The script is supposed to check whether a specific app is connected using netstat
and if not it automatically reconnects using am start
and input keyevent
. (This turns out to be irrelevant though).
I've noticed that even though the script should check every 30 seconds (roughly of course), sometimes it takes minutes to check. I couldn't really figure out why and it seemed completely random (note that the phone's screen is off most of the time and everything is running in the background.), so I made a testscript which is what the question should focus on for simplicity:
#!/bin/sh
while : ; do
echo "$(date +'%Y-%m-%d %H:%M:%S')"
sleep 30
done
That's it. Started via nohup bash script.sh &
using SSHD. The script does nothing but print the current datetime and thanks to nohup writes it to a file. I left this running for a while and then wrote another script to check on the results and print the amount of seconds whenever it's above 30. Result:
134
127
115
127
88
113
116
99
110
116
54
44
70
75
62
82
94
68
429
62
81
126
144
39
467
71
62
This is from the output of a script that ran for only 4:20 hours, so quite a lot of times where execution must have been delayed, the sleep was longer than 30 seconds, or whatever is going on....
Can someone explain this? And is there a solution to this?

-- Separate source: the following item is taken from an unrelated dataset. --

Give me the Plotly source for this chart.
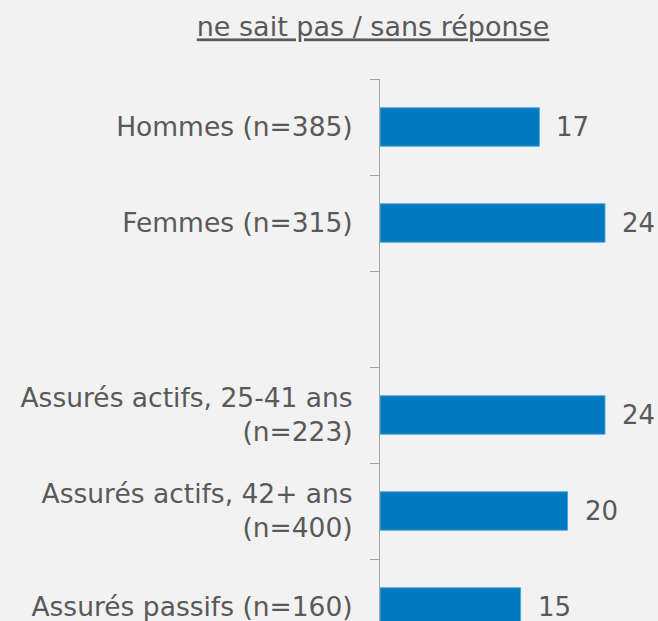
import plotly.graph_objects as go

title_text = "ne sait pas / sans réponse"
categories = [
    "Hommes (n=385)",
    "Femmes (n=315)",
    " ",
    "Assurés actifs, 25-41 ans<br>(n=223)",
    "Assurés actifs, 42+ ans<br>(n=400)",
    "Assurés passifs (n=160)",
]
values = [17, 24, None, 24, 20, 15]

W, H = 658, 621
FONT = "DejaVu Sans"
TXT = "#595959"
BG = "#f2f2f2"

fig = go.Figure()
fig.add_trace(go.Bar(
    x=values,
    y=categories,
    orientation="h",
    marker=dict(color="#0079c1", line=dict(color="#4ea6dc", width=1)),
    hoverinfo="skip",
))

for c, v in zip(categories, values):
    if v is None:
        continue
    fig.add_annotation(
        x=v, y=c, xref="x", yref="y",
        text=str(v), showarrow=False,
        xanchor="left", yanchor="middle", xshift=15,
        font=dict(family=FONT, size=26, color=TXT),
    )

left, top = 380, 79
plot_w = W - left
band = 96
px_per_unit = 9.375
x_max = plot_w / px_per_unit
y_bottom = -0.5 + (H - top) / band

fig.update_layout(
    width=W, height=H,
    margin=dict(l=left, r=0, t=top, b=0),
    paper_bgcolor=BG, plot_bgcolor=BG,
    showlegend=False,
    bargap=0.6,
    font=dict(family=FONT, size=26, color=TXT),
    title=dict(
        text="<u>" + title_text + "</u>",
        x=373 / W, xref="container", xanchor="center",
        y=1 - 27 / H, yref="container", yanchor="middle",
        font=dict(family=FONT, size=27, color=TXT),
    ),
    xaxis=dict(
        range=[0, x_max], visible=False, showgrid=False, zeroline=False,
    ),
    yaxis=dict(
        type="category",
        range=[y_bottom, -0.5],
        showline=True, linecolor="#a6a6a6", linewidth=1,
        ticks="outside", ticklen=9, tickcolor="#a6a6a6", tickwidth=1,
        tickson="boundaries",
        showgrid=False, zeroline=False,
        tickfont=dict(family=FONT, size=26.5, color=TXT),
        ticklabelstandoff=21,
    ),
)

fig.write_html(
    "out.html",
    config={"displayModeBar": False},
    post_script="document.body.style.margin='0';document.body.style.background='#f2f2f2';",
)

I suspect this might have something to do with memory or power management pausing the script but really it shouldn't happen and I would like my script to run in the background and to sleep for exactly 30 seconds and not be paused or delayed. In this testrun, the highest was 467 seconds, but the highest I've seen with the main script so far was a little over 20 minutes. This is rare, but 5-10 minutes of a delay happens a few times a day.